PacLife launches fixed annuity with GLWB and roll-up

The product, which may be unprecedented, merges the most popular annuity options with the most basic annuity chassis. It’s a little like opting for heated leather seats, turbo and a Pandora radio link in a Hyundai Accent.

On December 2, Pacific Life introduced Pacific Income Advantage, a single-premium fixed deferred annuity with a lifetime withdrawal benefit option and an annual 6% simple increase in the benefit base until any withdrawal—including a required minimum distribution—is taken, for up to 10 years.

The product, which may be unprecedented, merges the most popular annuity options with the most basic annuity chassis. It’s a little like opting for heated leather seats, turbo and a Pandora radio link in a Hyundai Accent.

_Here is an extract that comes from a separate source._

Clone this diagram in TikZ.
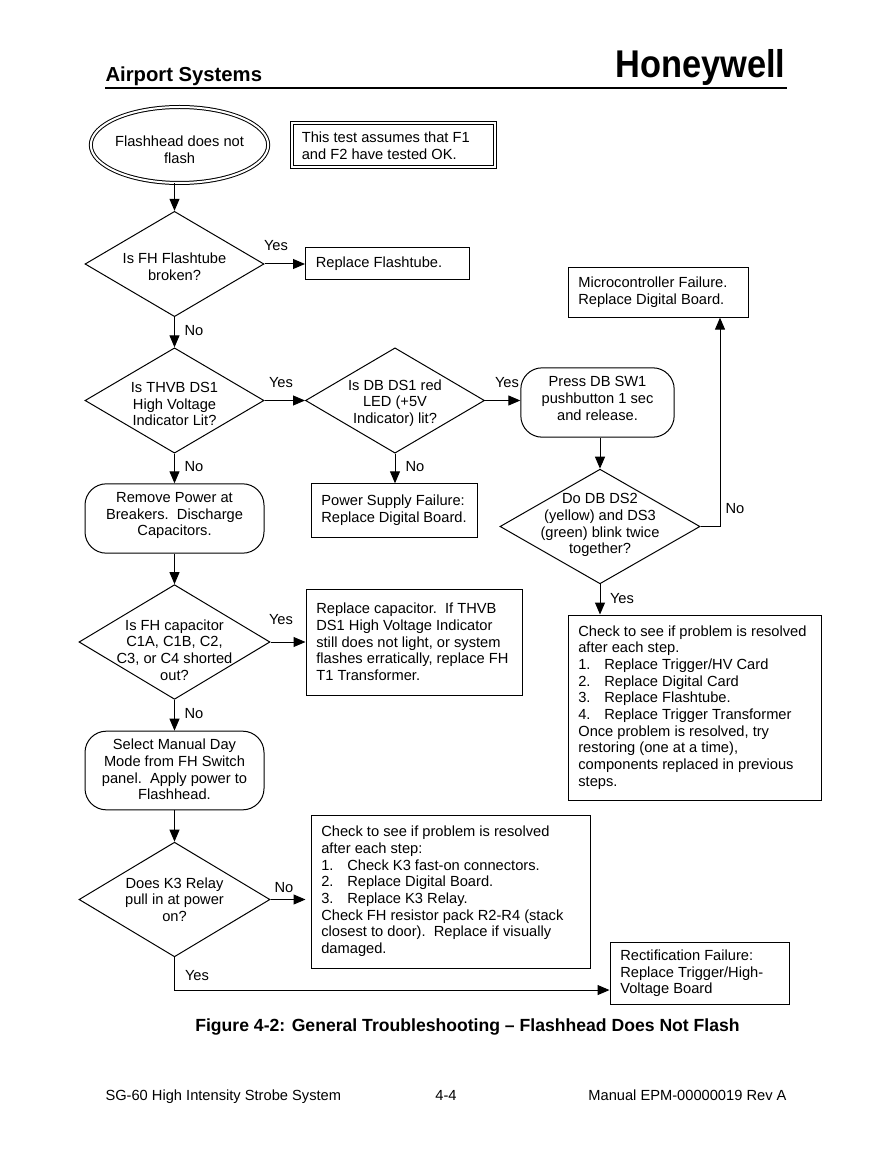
\documentclass[tikz,border=0pt]{standalone}
\usepackage{fontspec}
\setmainfont{Liberation Sans}
\usetikzlibrary{arrows.meta,shapes.geometric,calc}
\newcommand{\listno}[1]{\makebox[19.5pt][l]{#1}}

\begin{document}
\begin{tikzpicture}[
  x=0.75pt, y=-0.75pt,
  font=\fontsize{11}{12.5}\selectfont,
  >={Triangle[length=9pt,width=7.5pt]},
  line width=0.75pt,
  plain/.style={draw, align=flush left, inner sep=0pt, inner xsep=7.75pt, text width=#1*0.75pt-15.5pt},
  terminal/.style={draw, rounded corners=16pt, inner sep=0pt, minimum width=134.25pt},
  decision/.style={draw, diamond, inner sep=0pt, minimum width=134.25pt, minimum height=79pt},
  decisionwide/.style={draw, diamond, inner sep=0pt, minimum width=#1*0.75pt, minimum height=86pt},
  tag/.style={align=center, inner sep=0pt, yshift=#1},
  tag/.default=0pt,
  answer/.style={inner sep=0pt},
  pagetext/.style={inner sep=0pt}
]
\useasboundingbox (0,0) rectangle (892,1155);

% page header
\node[pagetext, anchor=west, font=\fontsize{15.2}{16}\selectfont\bfseries] (airport) at (105,76.5) {Airport Systems};
\node[pagetext, anchor=east, font=\fontsize{29}{30}\selectfont\bfseries] (logo) at (786,68) {\scalebox{0.89}[1]{Honeywell}};
\coordinate (ruleleft) at (105,88);
\coordinate (ruleright) at (787,88);
\draw[line width=1pt] (ruleleft) -- (ruleright);

% left column
\node[draw, ellipse, double, double distance=1.5pt, inner sep=0pt, minimum width=133pt, minimum height=57pt,
  label={[tag=-3.75pt]center:Flashhead does not\\flash}] (start) at (179.5,145) {};
\node[plain=203, double, double distance=1.5pt, minimum height=33pt] (assume) at (393,145.5)
  {This test assumes that F1\\and F2 have tested OK.};
\node[decision, label={[tag=-2pt]center:Is FH Flashtube\\broken?}] (tube) at (174.5,264) {};
\node[plain=164, minimum height=24pt, anchor=west] (flashtube) at (305,264) {Replace Flashtube.};
\node[decision, label={[tag=-2.6pt]center:Is THVB DS1\\High Voltage\\Indicator Lit?}] (thvb) at (174.5,400.5) {};
\node[decision, label={[tag=-2pt]center:Is DB DS1 red\\LED (+5V\\Indicator) lit?}] (dbled) at (395,400.5) {};
\node[terminal, minimum height=52pt, label={[tag=2.25pt]center:Remove Power at\\Breakers.\ \ Discharge\\Capacitors.}] (remove) at (174.5,518.5) {};
\node[plain=166, minimum height=40pt] (supply) at (394,510.5)
  {Power Supply Failure:\\Replace Digital Board.};
\node[decisionwide=191, label={[tag=-6pt]center:Is FH capacitor\\C1A, C1B, C2,\\C3, or C4 shorted\\out?}] (capacitor) at (174.5,642) {};
\node[plain=216, minimum height=79.5pt] (replacecap) at (414,642)
  {Replace capacitor.\ \ If THVB\\DS1 High Voltage Indicator\\still does not light, or system\\flashes erratically, replace FH\\T1 Transformer.\\[-6.5pt]};
\node[terminal, minimum height=59pt, label={[tag=0.75pt]center:Select Manual Day\\Mode from FH Switch\\panel.\ \ Apply power to\\Flashhead.}] (manual) at (174.5,770.5) {};
\node[decisionwide=191, label={[tag]center:Does K3 Relay\\pull in at power\\on?}] (relay) at (174.5,899.5) {};
\node[plain=279, minimum height=114.75pt] (checkrelay) at (450.5,891.5)
  {Check to see if problem is resolved\\after each step:\\\listno{1.}Check K3 fast-on connectors.\\\listno{2.}Replace Digital Board.\\\listno{3.}Replace K3 Relay.\\Check FH resistor pack R2-R4 (stack\\closest to door).\ \ Replace if visually\\damaged.\\[-8pt]};
\node[plain=179, minimum height=47pt] (rectify) at (699.5,973.5)
  {Rectification Failure:\\Replace Trigger/High-\\Voltage Board};

% right column
\node[plain=180, minimum height=37pt] (micro) at (658,292.5)
  {Microcontroller Failure.\\Replace Digital Board.};
\node[terminal, minimum width=115pt, minimum height=52pt, label={[tag=3pt]center:Press DB SW1\\pushbutton 1 sec\\and release.}] (press) at (597.5,402.5) {};
\node[decisionwide=200, label={[tag=1pt]center:Do DB DS2\\(yellow) and DS3\\(green) blink twice\\together?}] (blink) at (600,526.5) {};
\node[plain=253, minimum height=138.75pt] (checkcard) at (694.5,707.5)
  {Check to see if problem is resolved\\after each step.\\\listno{1.}Replace Trigger/HV Card\\\listno{2.}Replace Digital Card\\\listno{3.}Replace Flashtube.\\\listno{4.}Replace Trigger Transformer\\Once problem is resolved, try\\restoring (one at a time),\\components replaced in previous\\steps.};

% yes and no
\node[answer] (yestube) at (276,246) {Yes};
\node[answer] (notube) at (194,331) {No};
\node[answer] (yesthvb) at (281,383) {Yes};
\node[answer] (nothvb) at (194,467) {No};
\node[answer] (yesled) at (507,383) {Yes};
\node[answer] (noled) at (415,467) {No};
\node[answer] (noblink) at (735,509) {No};
\node[answer] (yesblink) at (622,599) {Yes};
\node[answer] (yescap) at (281,620) {Yes};
\node[answer] (nocap) at (194,714) {No};
\node[answer] (norelay) at (284,888) {No};
\node[answer] (yesrelay) at (197,976) {Yes};

\draw[->] (start.south -| tube.north) -- (tube.north);
\draw[->] (tube.east) -- (flashtube.west);
\draw[->] (tube.south) -- (thvb.north);
\draw[->] (thvb.east) -- (dbled.west);
\draw[->] (thvb.south) -- (remove.north);
\draw[->] (dbled.east) -- (press.west |- dbled.east);
\draw[->] (dbled.south) -- (dbled.south |- supply.north);
\draw[->] (press.south -| blink.north) -- (blink.north);
\draw[->] (blink.east) -| ([xshift=46.5pt]micro.south);
\draw[->] (blink.south) -- (blink.south |- checkcard.north);
\draw[->] (remove.south) -- (capacitor.north);
\draw[->] (capacitor.east) -- (replacecap.west |- capacitor.east);
\draw[->] (capacitor.south) -- (manual.north);
\draw[->] (manual.south) -- (relay.north);
\draw[->, shorten >=3.75pt] (relay.east) -- (checkrelay.west |- relay.east);
\draw[->] (relay.south) |- ([yshift=-12.4pt]rectify.west);

% page footer
\node[pagetext, font=\fontsize{13.2}{15}\selectfont\bfseries] (caption) at (467.5,1026.5)
  {Figure 4-2: General Troubleshooting -- Flashhead Does Not Flash};
\node[pagetext, anchor=base west] (product) at (105,1100) {SG-60 High Intensity Strobe System};
\node[pagetext, anchor=base] (pageno) at (446,1100) {4-4};
\node[pagetext, anchor=base east] (manualno) at (787,1100) {Manual EPM-00000019 Rev A};
\end{tikzpicture}
\end{document}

In addition to the GLWB and the roll-up, the product provides the features common to multi-year-guarantee fixed deferred annuities. That includes preservation of principal, interest rate guarantees, tax deferral and a death benefit. One industry observer suggested that, from the manufacturer’s point of view, the product’s deferral bonus might be looked at as an expression of the mortality credit and the interest accrual.

The Income Advantage requires a single premium of at least $25,000, according to the manufacturer’s fact sheet. Guaranteed interest rate terms can vary from one to 10 years. The cost of the income rider is 75 basis points (a maximum of 95 bps) for both the single and joint life options. The roll-up is equal to 6% of the purchase payments received within 60 days of contract issue.

The payout rate from age 65 to 69 is 5.25% for single life and 4.75% for joint life. It’s a half a percentage point lower for those ages 59½ to 64 and a half a point higher for those ages 70 to 79. At age 80, the payouts jump to 6.75% for single life and 6.25% for joint life.

The product is a bit like a SPIA with liquidity and a lower payout. For a premium of $100,000, a 65-year-old couple could, after 10 years, turn on a guaranteed lifetime income of at least $8,400 a year (5.25% of $160,000). Exact payouts would vary by contract, depending on changes in interest rate term or interest rate at reset. 

A product like this offers more liquidity and legacy value (via the death benefit) but probably less income than a deferred income annuity (DIA). A cash-refund DIA purchased by a 65-year-old couple today for $100,000 would, after 10 years, pay about $11,400 a year, according to Cannex data. Certain fixed indexed annuity contracts today would provide roll-ups as high as 8.5% for 15-year and a 6% payout for a 75-year-old couple.

Roll-ups have been a key selling point of deferred annuities with living benefits over the past five or eight years. At a time when money market funds earn less than the inflation rate, a roll-up of 5% or more looms large in the public imagination.

Indeed, anecdotal evidence shows that many if not most annuity owners (and even some advisers) perceive the roll-up is the equivalent of guaranteed growth rate. The roll-up, of course, doesn’t increase the surrender value of the contract; it merely increases the size of each payment. The manufacturer can also offset the impact of a roll-up by reducing the payout percentages.      

At the end of the guarantee period of the new Pacific Life product, the owner has a 30-day window to renew at available rates without risking a market value adjustment. The product can be sold to annuitant/owners up to age 85. The option to annuitize the contract can’t be exercised after age 95.

A withdrawal charge is assessed for the length of the guarantee period, for up to seven years. For partial withdrawals over 10% of the contract value in any given year, a market value adjustment will be assessed. The product is not available in New York.

There’s a curious comment in the press release on this product. It says “Guaranteed Withdrawal Benefit annual credits increase the protected value and will be treated as earnings when withdrawn.” That’s a bit puzzling. The annual credit—the roll-up—enhances the benefit base, not the account value.

The roll-up merely increases the rate at which the client withdraws his own money; why count it as “earnings”? The point is probably moot for contracts purchased with fully-taxable qualified money, but it may be significant for contracts purchased with after-tax money.